● Task objective
Write out the opening lines of the data word for word, up to and including the line with "y_ticks = [0, 2, 4, 6, 8, 10, 12, 14, 16]", and leave every picture and every later line out.

● Data provided
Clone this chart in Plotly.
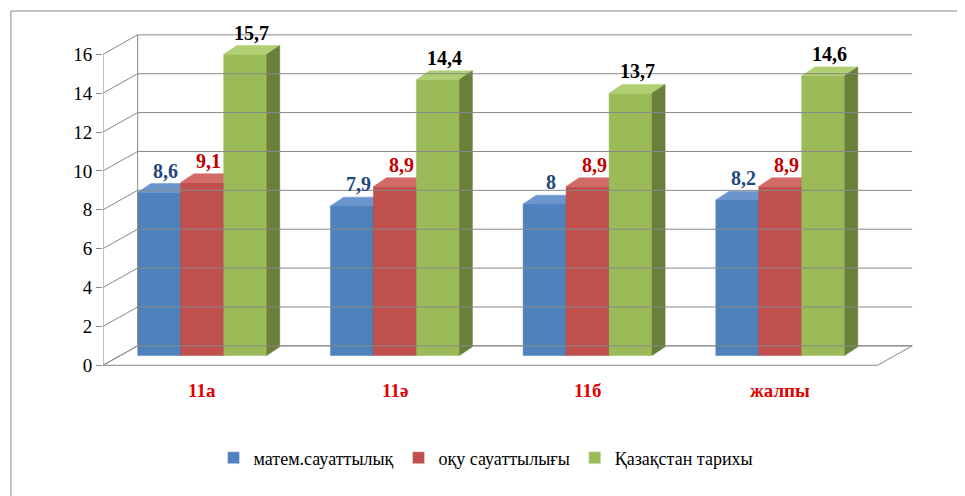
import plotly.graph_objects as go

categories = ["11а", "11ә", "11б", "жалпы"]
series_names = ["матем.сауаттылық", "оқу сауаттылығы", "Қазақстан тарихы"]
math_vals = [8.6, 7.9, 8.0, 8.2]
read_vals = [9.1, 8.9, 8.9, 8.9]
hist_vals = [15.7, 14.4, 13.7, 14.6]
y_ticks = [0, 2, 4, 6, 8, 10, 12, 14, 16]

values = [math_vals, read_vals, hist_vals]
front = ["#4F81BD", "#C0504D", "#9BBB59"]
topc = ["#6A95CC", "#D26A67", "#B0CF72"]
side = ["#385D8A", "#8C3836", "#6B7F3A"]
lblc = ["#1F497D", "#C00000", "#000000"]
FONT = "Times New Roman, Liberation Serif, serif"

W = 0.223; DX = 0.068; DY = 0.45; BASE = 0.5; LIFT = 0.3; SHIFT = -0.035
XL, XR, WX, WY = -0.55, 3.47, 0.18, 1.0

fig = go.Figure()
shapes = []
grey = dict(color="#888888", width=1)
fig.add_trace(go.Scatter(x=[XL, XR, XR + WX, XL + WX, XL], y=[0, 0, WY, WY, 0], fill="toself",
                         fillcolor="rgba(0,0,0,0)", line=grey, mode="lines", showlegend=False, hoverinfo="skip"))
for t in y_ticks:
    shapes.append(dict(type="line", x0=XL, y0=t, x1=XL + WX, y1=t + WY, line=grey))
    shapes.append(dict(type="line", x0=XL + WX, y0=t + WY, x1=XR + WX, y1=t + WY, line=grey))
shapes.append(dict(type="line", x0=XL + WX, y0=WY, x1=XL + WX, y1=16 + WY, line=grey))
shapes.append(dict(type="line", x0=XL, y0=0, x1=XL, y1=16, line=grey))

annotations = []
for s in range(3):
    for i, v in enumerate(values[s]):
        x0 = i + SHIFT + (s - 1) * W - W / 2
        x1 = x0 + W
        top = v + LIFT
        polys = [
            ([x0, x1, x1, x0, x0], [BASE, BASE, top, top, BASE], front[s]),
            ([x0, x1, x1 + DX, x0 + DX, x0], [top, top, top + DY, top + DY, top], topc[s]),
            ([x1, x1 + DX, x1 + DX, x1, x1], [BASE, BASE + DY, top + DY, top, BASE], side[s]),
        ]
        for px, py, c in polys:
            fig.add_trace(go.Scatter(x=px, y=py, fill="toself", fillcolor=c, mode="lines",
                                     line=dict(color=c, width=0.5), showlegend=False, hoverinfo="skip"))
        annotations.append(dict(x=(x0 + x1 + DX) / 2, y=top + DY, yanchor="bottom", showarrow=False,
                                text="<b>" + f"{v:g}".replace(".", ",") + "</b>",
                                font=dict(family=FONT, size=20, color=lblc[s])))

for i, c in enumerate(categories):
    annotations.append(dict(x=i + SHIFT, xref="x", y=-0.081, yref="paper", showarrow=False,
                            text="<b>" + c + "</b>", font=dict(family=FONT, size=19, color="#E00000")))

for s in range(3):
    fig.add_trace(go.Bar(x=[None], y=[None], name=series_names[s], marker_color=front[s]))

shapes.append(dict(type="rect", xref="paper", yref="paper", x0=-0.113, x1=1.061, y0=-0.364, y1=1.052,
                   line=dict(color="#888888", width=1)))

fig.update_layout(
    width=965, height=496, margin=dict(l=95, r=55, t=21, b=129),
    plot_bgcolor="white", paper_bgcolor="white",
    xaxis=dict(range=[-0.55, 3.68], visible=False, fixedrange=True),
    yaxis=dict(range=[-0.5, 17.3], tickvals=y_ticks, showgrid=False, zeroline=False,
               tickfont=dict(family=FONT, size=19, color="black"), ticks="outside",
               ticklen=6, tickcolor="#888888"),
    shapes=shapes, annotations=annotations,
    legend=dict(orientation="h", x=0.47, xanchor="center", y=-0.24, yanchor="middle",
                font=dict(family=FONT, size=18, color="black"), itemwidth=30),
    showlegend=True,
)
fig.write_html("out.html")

● Final answer
Clone this chart in Plotly.
import plotly.graph_objects as go

categories = ["11а", "11ә", "11б", "жалпы"]
series_names = ["матем.сауаттылық", "оқу сауаттылығы", "Қазақстан тарихы"]
math_vals = [8.6, 7.9, 8.0, 8.2]
read_vals = [9.1, 8.9, 8.9, 8.9]
hist_vals = [15.7, 14.4, 13.7, 14.6]
y_ticks = [0, 2, 4, 6, 8, 10, 12, 14, 16]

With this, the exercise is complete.